U.S. Justice Dept Found More Classified Items In Biden Home Search
By Nandita Bose and Matt Spetalnick

Anew search of President Joe Biden’s home in Wilmington, Delaware on Friday by the U.S. Justice Department found six more items, including documents with classification markings, a lawyer for the president said in a statement Saturday night.
Some of the classified documents and “surrounding materials” dated from Biden’s tenure in the U.S. Senate, where he represented Delaware from 1973 to 2009, according to his lawyer, Bob Bauer. Other documents were from his tenure as vice president in the Obama administration, from 2009 through 2017, Bauer said.

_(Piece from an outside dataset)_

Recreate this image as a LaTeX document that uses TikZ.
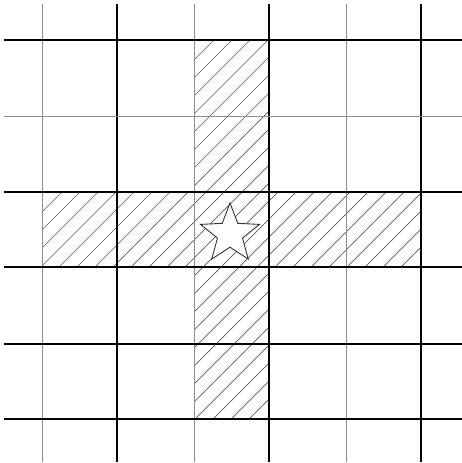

The Department of Justice, which conducted a search that lasted over 12 hours, also took some notes that Biden had personally handwritten as vice president, according to the lawyer.
The president offered access “to his home to allow DOJ to conduct a search of the entire premises for potential vice-presidential records and potential classified material,” Bauer said.
Neither Biden nor his wife were present during the search, the attorney said. Biden is in Rehoboth Beach, Delaware, for the weekend.
Justice Department investigators coordinated the search with Biden’s lawyers ahead of time, Bauer said, and the president’s personal and White House lawyers were present at the time.
Other classified government records were discovered this month at Biden’s Wilmington residence, and in November at a private office he maintained at a Washington, D.C., think tank after ending his tenure as vice president in the Obama administration in 2017.